ほかにも例えば「微旅團(親しい友人や家族など少人数での旅行)」という言葉を使う旅行会社もあるなど、友達や家族、親戚単位で自分たちの要望にあわせて、専用車やガイドを用意するというパターンも増えているようで、今後もこの傾向は続くと思われる。

宿泊数も長くなり、よりゆったりとしたスケジュールを組むようにもなった。以前は4泊5日が主流だった香港市場で、今人気があるのは7泊程度の商品だ。但し、団体ツアーでも、買い物目的の都市圏に宿泊する際は自由行動、そこから国内便を使って地方に趣き、二次交通が限られるところでは団体行動といった途中数日を完全自由行動にするプランも増えてくると予想される。実際香港の団体旅行を扱う会社からも日本国内のみの数日の短期プランを作りたいという話も聞こえてくる。
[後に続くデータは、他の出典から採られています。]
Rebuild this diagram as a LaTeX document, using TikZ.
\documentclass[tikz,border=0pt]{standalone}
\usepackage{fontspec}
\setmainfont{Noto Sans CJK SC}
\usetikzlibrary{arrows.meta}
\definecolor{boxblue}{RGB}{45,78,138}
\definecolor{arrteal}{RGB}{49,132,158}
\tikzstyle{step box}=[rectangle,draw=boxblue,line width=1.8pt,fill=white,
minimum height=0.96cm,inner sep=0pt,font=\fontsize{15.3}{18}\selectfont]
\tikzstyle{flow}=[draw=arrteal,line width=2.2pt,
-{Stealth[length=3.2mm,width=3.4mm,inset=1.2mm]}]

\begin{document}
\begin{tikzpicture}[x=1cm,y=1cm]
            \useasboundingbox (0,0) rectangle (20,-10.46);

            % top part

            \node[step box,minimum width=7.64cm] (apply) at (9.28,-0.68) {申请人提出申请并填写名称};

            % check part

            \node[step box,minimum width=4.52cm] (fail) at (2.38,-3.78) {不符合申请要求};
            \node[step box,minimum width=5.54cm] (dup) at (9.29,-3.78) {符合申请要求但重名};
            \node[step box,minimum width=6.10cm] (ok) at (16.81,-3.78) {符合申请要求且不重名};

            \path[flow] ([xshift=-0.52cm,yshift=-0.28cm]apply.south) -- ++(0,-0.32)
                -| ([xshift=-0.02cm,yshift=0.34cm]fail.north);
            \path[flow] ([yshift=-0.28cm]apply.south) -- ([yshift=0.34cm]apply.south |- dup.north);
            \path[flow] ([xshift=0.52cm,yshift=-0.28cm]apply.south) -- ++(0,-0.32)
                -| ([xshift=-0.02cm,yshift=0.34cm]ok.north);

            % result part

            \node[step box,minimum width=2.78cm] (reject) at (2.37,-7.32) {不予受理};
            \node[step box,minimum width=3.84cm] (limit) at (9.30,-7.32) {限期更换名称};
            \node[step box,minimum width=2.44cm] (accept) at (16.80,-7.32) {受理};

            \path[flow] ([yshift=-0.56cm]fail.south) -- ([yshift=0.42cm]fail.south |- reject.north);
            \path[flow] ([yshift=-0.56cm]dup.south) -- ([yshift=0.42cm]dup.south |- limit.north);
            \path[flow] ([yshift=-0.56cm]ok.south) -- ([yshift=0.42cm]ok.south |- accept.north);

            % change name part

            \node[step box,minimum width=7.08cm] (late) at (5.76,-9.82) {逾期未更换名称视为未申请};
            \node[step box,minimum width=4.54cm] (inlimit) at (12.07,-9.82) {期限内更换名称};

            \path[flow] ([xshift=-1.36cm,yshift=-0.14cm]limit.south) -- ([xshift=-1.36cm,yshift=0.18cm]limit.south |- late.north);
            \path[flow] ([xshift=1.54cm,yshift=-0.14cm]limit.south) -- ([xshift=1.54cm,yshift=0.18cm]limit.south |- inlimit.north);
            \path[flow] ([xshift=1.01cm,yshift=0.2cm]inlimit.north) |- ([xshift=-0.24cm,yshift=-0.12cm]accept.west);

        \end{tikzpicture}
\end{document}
JNTO香港では2018年以降、年齢や同行者が変わってもまた来たいと思ってもらえるよう、日本を「生涯デスティネーション」と位置づけ、テーマ性をもった旅、地方をより多く訪問してもらえるような施策を打ち出してきた。この傾向は2023年も変わらない。香港は他の国の人がまだ行ったことのない地を探し、またツアーでも地方に複数泊滞在することが期待される市場の一つであることは間違いない。

 

著者プロフィール
東京都出身。広告代理店「クオラス」入社。2007年より香港に移り住み、香港フリー雑誌勤務を経て独立。コンパスコミュニケーションズインターナショナルを設立し、自治体や企業のレップ、また現地日系企業などの広告・広報業務に従事。自社メディア「香港経済新聞」を運営し日々街の変化を捉えながら、香港のメディアリレーションを軸に、幅広いマーケティング支援を行う。

 

タイ市場

FITは「自由度」重視、団体旅行は「プライベート感」が主流に

 

BANGKOK PORTA CO.,LTD. 代表 井芹 二郎

 


タイのインバウンド受け入れは、2022年内に1000万人の大台に乗せる予定で、コロナ前4000万人の25%の回復ということになる、一方、10月11日のビザ無し個人旅行の受け入れ開始から、「訪日旅行」がタイでも本格的に再開している。10月統計で約3万4000人のタイ人入国が報告されている。2019年同月14.5万人の23%の回復となり、再開初月としてはいいスタートを切った。

11月19日にはJNTOレセプションがバンコクで開催され、岸田総理、ユタサックTAT総裁、清野日本政府観光局理事長他、日タイの政府高官が「日本観光再開促進」のメッセージをタイ側関係者に送った。

大きな環境変化がなければ、2023年にどの程度の回復基調にのるのだろうか。日本観光旅行は、複数回訪日を重ねている「親日層のタイ人」で、高い付加価値の目的をもった旅行者が増えてくると考える。個人旅行は自由度を、団体旅行は高価格・プライベート感を得られるものが主流になるだろう。マラソンやアウトドアなどの目的・嗜好に応じた旅行形態の観光コンテンツ開発が進み、2023年はFIT(個人)旅行が全国的に急増する。日本でのショッピングはキラーコンテンツだが、ローカルな地域の商店よりも機能型のモールが集客装置として重要だ。MICE形態の復活とインセンティブ系の業界訪日が再開・復活し、日本全国で開発が進む複合型施設への期待が高まる。VIP(富裕層)政府系・企業経営者などの親日層による訪日は継続する。

地域は、観光目的の分散化と個人旅行化によって観光地としての選択を旅行者にゆだねることになる。つまりは日本全国が観光資源としての可能性を秘めている。日本人のライフスタイル・歴史・文化。そのままの様式が、タイ人旅行者にとっては「非日常」で「特別な経験」となりえる。その可能性をマニュアル的にとらえるのではなく、海外の観光客と向き合う「覚悟」をすれば、おのずとやるべきことは見えてくる。

 

著者プロフィール
熊本県生れ。2008年タイ・バンコクにPR/企画会社バンコクポルタ設立。タイ訪日旅行会社200社以上・メディア・インフルエンサー500社以上を活用して日本インバウンドPRをする。インバウンドトラベルサポート、生活商材マーケティング、業務視察・サーベイ、イベント支援。地方自治体、観光協会などの業務実績多数。バンコク日本博 トラベルインバウンド専門員。食のコラムニストなど。